On 8/10/2015 7:23 PM, Victor Stinner wrote:
But in any event, I don't see the distinction between calling str.format(), and calling each object's __format__ method. Both are compliant with the PEP, which doesn't specify exactly how the transformation is done.
When I read the PEP for the first time, I understood that you reimplemented str.format() using the __format__() methods. So i understood that it's a new formatting language and it would be tricky to reimplement it, for example in a library providing i18n with f-string syntax (I'm not sure that it's feasible, it's just an example). I also expected many subtle differences between .format() and f-string.
In fact, f-string is quite standard and not new, it's just a compact syntax to call .format() (well, with some minor and acceptable subtle differences). For me, it's a good thing to rely on the existing .format() method because it's well known (no need to learn a new formatting language).

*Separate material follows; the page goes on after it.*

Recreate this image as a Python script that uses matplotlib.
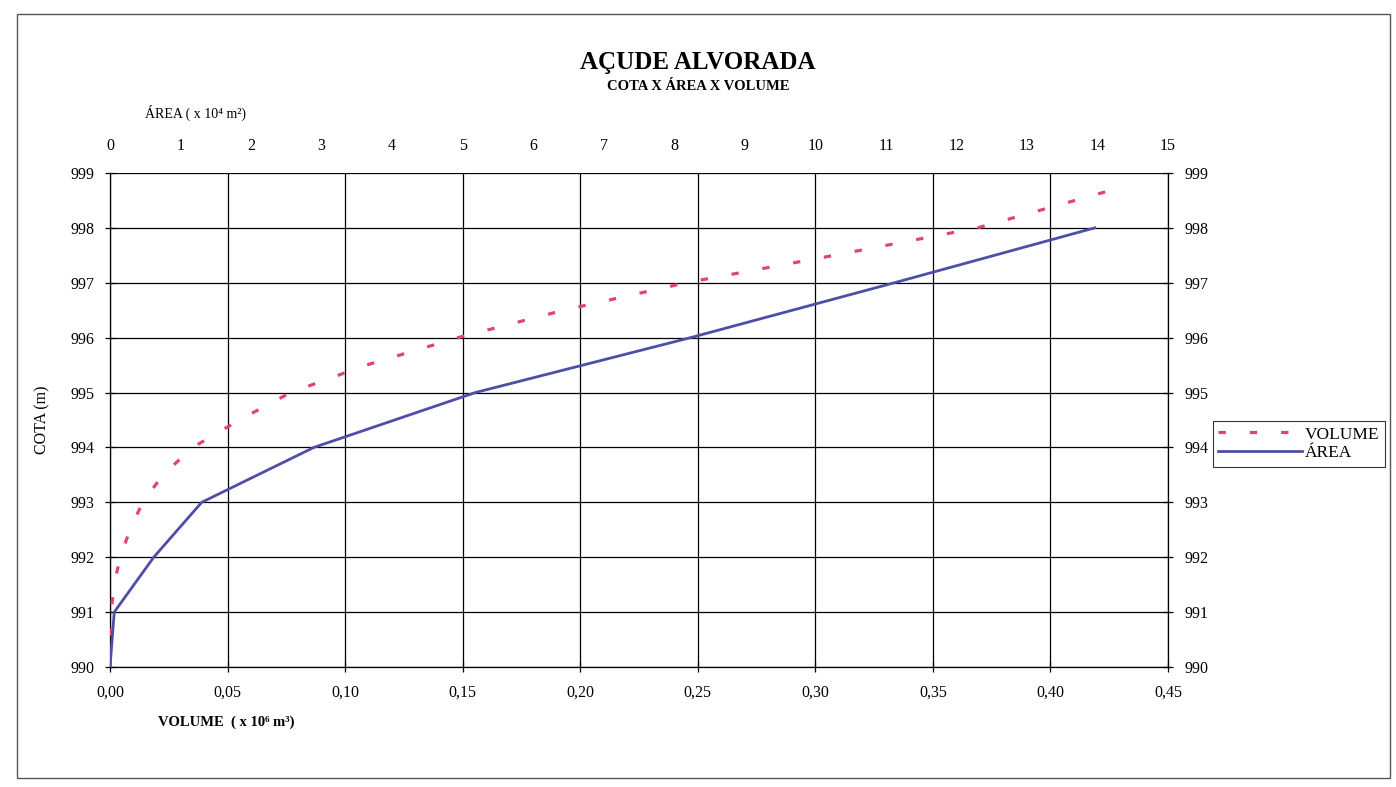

Maybe you should rephrase some parts of your PEP and rewrite some examples to say that's it's "just" a compact syntax to call .format().
Okay. I'll look at it.
For me, calling __format__() multiple times or format() once matters, for performances, because I contributed to the implementation of _PyUnicodeWriter. I spent a lot of time to keep good performances when the implementation of Unicode was rewritten for the PEP 393. With this PEP, writing an efficient implementation is much harder. The dummy benchmark is to compare Python 2.7 str.format() (bytes!) to Python 3 str.format() (Unicode!). Users want similar performances! If I recall correctly, Python 3 is not bad (faster is some corner cases).
'{} {}'.format(datetime.datetime.now(), decimal.Decimal('100')) calls __format__() twice. It's only special cased to not call __format__ for str, int, float, and complex. I'll grant you that most of the cases it will ever be used for are thus special cased.
Concatenate temporary strings is less efficient Than _PyUnicodeWriter (single buffer) when you have UCS-1, UCS-2 and UCS-4 strings (1/2/4 bytes per character). It's more efficient to write directly into the final format (UCS-1/2/4), even if you may need to convert the buffer from UCS-1 to UCS-2 (and maybe even one more time to UCS-4).
As I said, after it's benchmarked, I'll look at it. It's not a user-visible change. And thanks for your work on _PyUnicodeWriter. Eric.